The world's greenest football club – Manchester City – is teaming up with Greenpeace and leading green energy company Ecotricity to combat global warming.

The City of Manchester Stadium, which is set to be the first football ground in the world to be powered by green energy when they erect an 85 metre wind turbine, will broadcast a new film showing the solution to climate change on Thursday evening.

The film, called The Convenient Solution, is a follow-up to last year’s hit documentary about climate change from Al Gore, An Inconvenient Truth.

And after the film Bury North MP David Chaytor will be chairing a discussion on global warming, where he’ll be joined by the Blues’ chief executive Alistair Mackintosh and experts from Greenpeace, Ecotricity and Manchester City Council.

Manchester businesses are at the cutting edge of environmentally friendly energy. Manchester’s Royal Brewery, who appears in the film, are using spent grain to power and heat the brewery.

Greenpeace's Chief Scientist Dr Doug Parr said: "Man City are the greenest football club in the world.
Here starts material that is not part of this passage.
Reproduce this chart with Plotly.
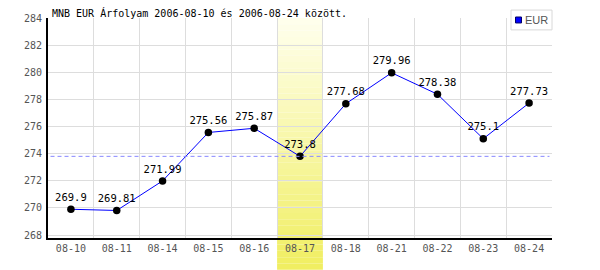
import plotly.graph_objects as go

categories = ["08-10", "08-11", "08-14", "08-15", "08-16", "08-17",
              "08-18", "08-21", "08-22", "08-23", "08-24"]
eur_values = [269.9, 269.81, 271.99, 275.56, 275.87, 273.8,
              277.68, 279.96, 278.38, 275.1, 277.73]
value_labels = ["269.9", "269.81", "271.99", "275.56", "275.87", "273.8",
                "277.68", "279.96", "278.38", "275.1", "277.73"]
highlight_day = "08-17"
y_ticks = [268, 270, 272, 274, 276, 278, 280, 282, 284]
title_text = "MNB EUR Árfolyam 2006-08-10 és 2006-08-24 között."
series_name = "EUR"

hi_idx = categories.index(highlight_day)
hi_value = eur_values[hi_idx]

W, H = 600, 270
ML, MR, MT, MB = 48, 48, 16, 32
plot_h = H - MT - MB
mono = "DejaVu Sans Mono"

fig = go.Figure()
fig.add_trace(go.Scatter(
    x=categories, y=eur_values, mode="lines+markers+text",
    text=value_labels, textposition="top center",
    textfont=dict(family=mono, size=10.5, color="#000000"),
    line=dict(color="#0000ff", width=1),
    marker=dict(color="#000000", size=7.5),
    showlegend=False, cliponaxis=False, name=series_name,
))

# gradient highlight band for the selected day
shapes = []
n = 40
y_bottom = -(H - (H - MB)) / plot_h  # bottom of image in paper coords
top_c = (255, 255, 238)
bot_c = (240, 238, 96)
for i in range(n):
    f0 = i / n
    f1 = (i + 1) / n
    t = (i + 0.5) / n
    c = tuple(round(top_c[k] + (bot_c[k] - top_c[k]) * t) for k in range(3))
    shapes.append(dict(
        type="rect", xref="x", yref="paper",
        x0=hi_idx - 0.5, x1=hi_idx + 0.5,
        y0=1 - f1 * (1 - y_bottom), y1=1 - f0 * (1 - y_bottom),
        fillcolor="rgb(%d,%d,%d)" % c, line=dict(width=0), layer="between",
    ))
# reference line at the highlighted day's value
shapes.append(dict(type="line", xref="paper", yref="y", x0=0.005, x1=0.995,
                   y0=hi_value, y1=hi_value,
                   line=dict(color="#8888ff", width=1, dash="4px,3px"), layer="above"))
# legend box
lx0 = (511 - ML) / (W - ML - MR)
ly1 = 1 + (MT - 8) / plot_h
ly0 = 1 - (28 - MT) / plot_h
shapes.append(dict(type="rect", xref="paper", yref="paper", x0=lx0, x1=1.0,
                   y0=ly0, y1=ly1, fillcolor="#ffffff",
                   line=dict(color="#d8d8d8", width=1), layer="above"))
sx0 = (515.5 - ML) / (W - ML - MR)
sx1 = (521.5 - ML) / (W - ML - MR)
sy1 = 1 - (15 - MT) / plot_h
sy0 = 1 - (21 - MT) / plot_h
shapes.append(dict(type="rect", xref="paper", yref="paper", x0=sx0, x1=sx1,
                   y0=sy0, y1=sy1, fillcolor="#0000ff",
                   line=dict(color="#000066", width=1), layer="above"))

annotations = [
    dict(text=series_name, xref="paper", yref="paper",
         x=(523 - ML) / (W - ML - MR), y=1 - (18 - MT) / plot_h,
         xanchor="left", yanchor="middle", showarrow=False,
         font=dict(family="Liberation Sans", size=11, color="#555555")),
]

fig.update_layout(
    width=W, height=H,
    margin=dict(l=ML, r=MR, t=MT, b=MB),
    paper_bgcolor="#ffffff", plot_bgcolor="#ffffff",
    title=dict(text=title_text, xref="container", yref="container",
               x=52 / W, y=1 - 13 / H, xanchor="left", yanchor="middle",
               font=dict(family=mono, size=10, color="#000000")),
    shapes=shapes, annotations=annotations,
    xaxis=dict(type="category", tickson="boundaries", showgrid=True,
               gridcolor="#dddddd", gridwidth=1,
               showline=True, linecolor="#000000", linewidth=2,
               ticks="", tickfont=dict(family=mono, size=10, color="#555555"),
               range=[-0.5, len(categories) - 0.5], fixedrange=True),
    yaxis=dict(range=[267.78, 284], tickvals=y_ticks,
               showgrid=True, gridcolor="#dddddd", gridwidth=1,
               showline=True, linecolor="#000000", linewidth=2,
               zeroline=False, ticks="", ticklabelstandoff=2,
               tickfont=dict(family=mono, size=10, color="#555555")),
    showlegend=False,
)

fig.write_html("out.html")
By putting up a wind turbine and teaming up with Greenpeace and Ecotricity to host this important event, they’re really nailing their colours to the wall in the battle against global warming.

"This important new film shows how to drastically reduce our use of climate wrecking fossil fuels, and explains why nuclear power isn't the answer to global warming."

WHERE:
Manchester City Football Club, City of Manchester Stadium, SportCity, Manchester M11 3FF.

WHEN:
6.30pm – 9.30pm, 27th September 2007.